El buen pastor, además, tendría la obligación de conocer a sus ovejas y las ovejas deberían preocuparse de conocerle a él. Admito que hago bien poco por dejarme conocer por vosotros. La misión se convierte en una especie de máscara, de armadura protectora. Los sentimientos se mantienen cerrados dentro.

Ni siquiera puedo decir que os conozco de verdad. Hay siempre mucho que hacer, esa es la excusa. Pero reconozco que con frecuencia me siento muy comprometido para hacer... otra cosa.

Por otra parte vosotros, cuando venís al cura, lo hacéis casi exclusivamente para pedir servicios religiosos (y siempre muchas veces, exigiendo, como en una oficina cualquiera), y no para dejaros conocer. Los elementos que ofrecéis son bien escasos.

En cuanto a las numerosas ovejas que faltan regularmente a la llamada, me limito a esperar, a rezar, para que encuentren el buen camino, para que entren en vereda, para que reconozcan sus yerros, pero no tengo la valentía de irlos a buscar allí donde se encuentran.

Estoy de acuerdo en que esperar no significa buscar. Que no basta con lamentarse. Y que es inútil lanzar sobre los presentes —como hago muchas veces— las reprimendas destinadas a los que no están.

Debería preguntarme sobre el porqué de muchos vacíos, e incluso sobre el porqué de ciertas presencias, a pesar de todo. Pero es más cómodo apuntar con el dedo que intentar entender y sobre todo implicarse.

Termino citando una frase que siempre me ha impresionado: «La llama que devora al pastor se convierte en luz para la grey». Sí, quisiera pediros que recéis para que vuestro pastor no deje apagar por el funcionarismo, por el oficio o por la costumbre la llama que un día Alguien le ha encendido dentro.

No basta que esa llama permanezca encendida. Debe devorarlo totalmente, debe convertirse en fuego, incendio, pasión incontenible.

Entonces también un pobre pastor, a pesar de las miserias, las culpas y los defectos que lleva encima, a pesar de los enredos, puede indicar el camino a las ovejas que le siguen (a pesar de todo), y quizás mandar una pequeña señal a las que están quién sabe dónde».



Por desgracia nos conocen...

Sin embargo no me ha parecido justo limitarme a hacer la predicación al predicador. La palabra del domingo ofrecía muchos motivos también para una reflexión personal.

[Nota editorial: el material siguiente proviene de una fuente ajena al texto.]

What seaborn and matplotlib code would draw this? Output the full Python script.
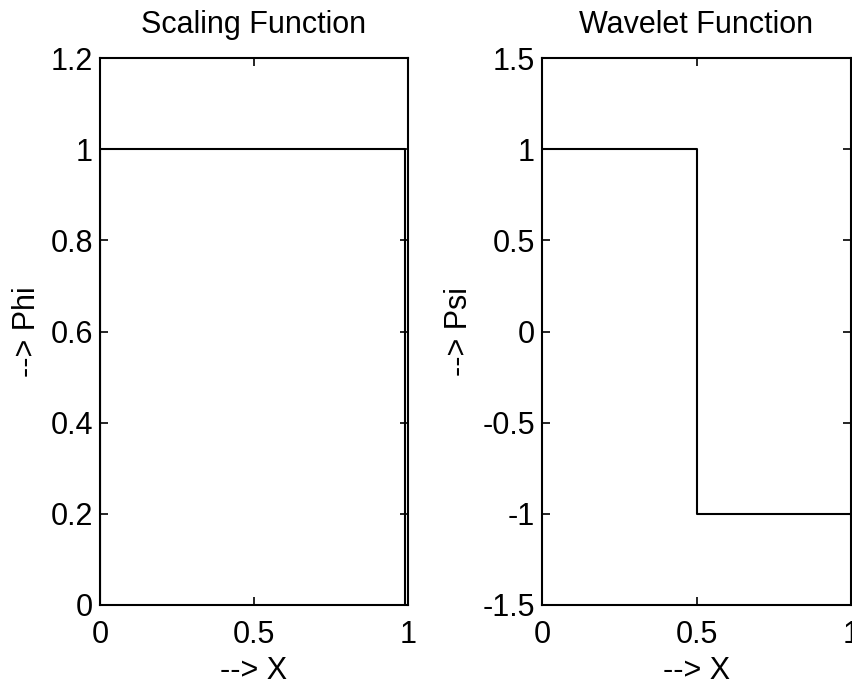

Pedro, por ejemplo, declaraba: «Porque le hemos hecho un favor a un enfermo, nos interrogáis hoy...». Sí, los apóstoles son juzgados, paradójicamente, no por fechorías, sino por haber devuelto la salud a un pobre desgraciado. En una palabra, se les reconocía culpables por haber hecho el bien. Obligados a justificarse por haber realizado un milagro en el nombre de Jesús.

Diría que hoy la situación ha cambiado, usando un expresión de moda, porque la tendencia se presenta invertida. Existe el riesgo de venir acusados, con abundancia de pruebas, por el bien que dejamos de hacer, las muchas ocasiones perdidas, los innumerables pecados de omisión.

Luego viene esa frase de Juan que no logro aceptar, al menos cuando roza con la situación presente: «El mundo no nos conoce porque no le conoció a él». Hoy, hay que admitirlo honestamente, es verdad lo contrario.

El mundo, quiero decir el de los lejanos, precisamente porque conserva al menos una cierta idea de él, no nos reconoce. Somos excesivamente diferentes.

O, si lo preferimos, podemos decir lo siguiente: el mundo, desgraciadamente, nos conoce hasta demasiado bien. Y, por muchos esfuerzos que haga, no logra relacionarnos con un cierto Jesús de Nazaret. El desfase es evidente, el contraste estridente.

El mundo, ¡ay!, conoce nuestra conducta, nuestros comportamientos, nuestra mentalidad. Y no logra compaginarla con el evangelio.

Y nos lamentamos de que hoy mucha gente ha perdido a Dios. En realidad somos nosotros los que perdemos credibilidad.

No estoy seguro de que el cura haya dicho todas estas cosas, comentando la primera y la segunda lectura. Pero yo, después de haber hecho la predicación, he considerado oportuno hacer el examen de conciencia mirándome en esos dos espejos no excesivamente tranquilizadores para mi imagen de cristiano.